Implication. The kernel's aperture arises from its combinatorial structure rather than from training. It is close to A* from the outset. This provides a stable reference frame for the App layer.
9. The Architecture of Alignment
The findings above describe observables. This section interprets them in terms of the GGG/AIR stack.
9.1 The Kernel
The router kernel is a deterministic, reversible coordination substrate. It operates on a fixed ontology of 65,536 states. Its physics realises the CGM alignment invariant at the discrete level.
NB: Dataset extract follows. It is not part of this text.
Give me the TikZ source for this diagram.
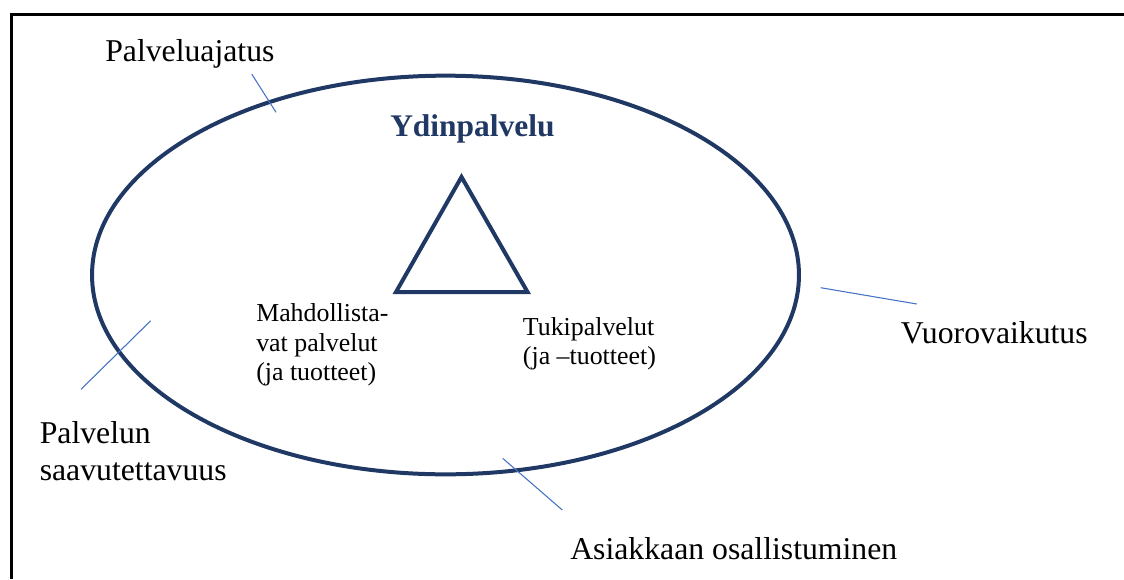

The kernel provides the stable epistemic ground. It embodies the target.
9.2 The App
The App is a passive geometer. It receives classified events, projects them into the six-dimensional governance space, performs Hodge decomposition, and reports the aperture.
The App reveals structure. It answers the question of how far a governance state is from A*.
9.3 The Human Role
Human governors interpret the App's output and intervene accordingly. The findings show that the correct intervention is to restore structural balance by adding missing categories to allow convergence toward A*.
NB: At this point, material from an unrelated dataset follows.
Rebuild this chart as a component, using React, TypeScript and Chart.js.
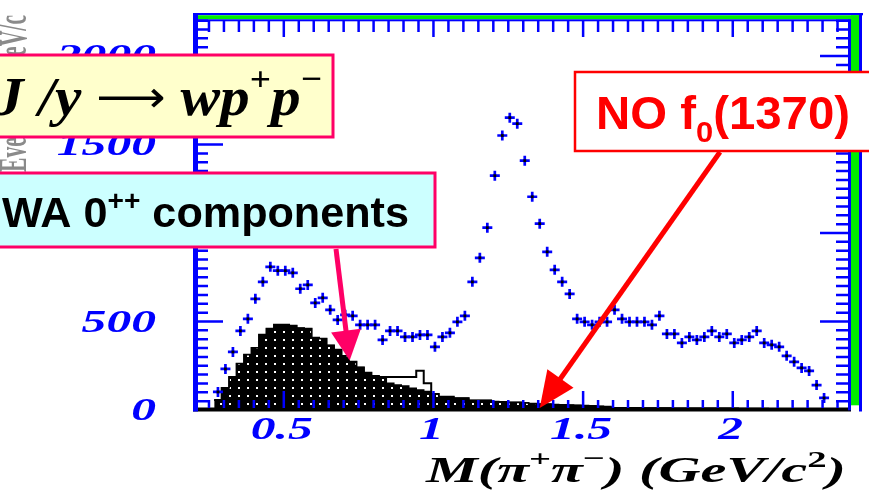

Governance becomes the practice of maintaining aperture calibration across domains.
10. Conclusion
Alignment is a geometric calibration problem.
Empirical methods that treat safety as a quantity to be maximised can lead to Structural Lock, where systems remain trapped at displaced apertures and unable to reach A* regardless of effort.
The GGG/AIR architecture treats safety as a symmetry to be preserved. By mapping events to the canonical six-dimensional geometry and measuring aperture relative to A*, it provides a mathematically coherent path to aligned intelligence.
The limitations exhibited in this report arise from the way scalar projections interact with the governance geometry. The counterexamples we construct show that, within this framework, no amount of additional data, compute, or optimisation of a single scalar can substitute for an epistemic representation that preserves the six-dimensional structure and aperture.
Within the CGM framework, epistemic geometry is the necessary condition for alignment.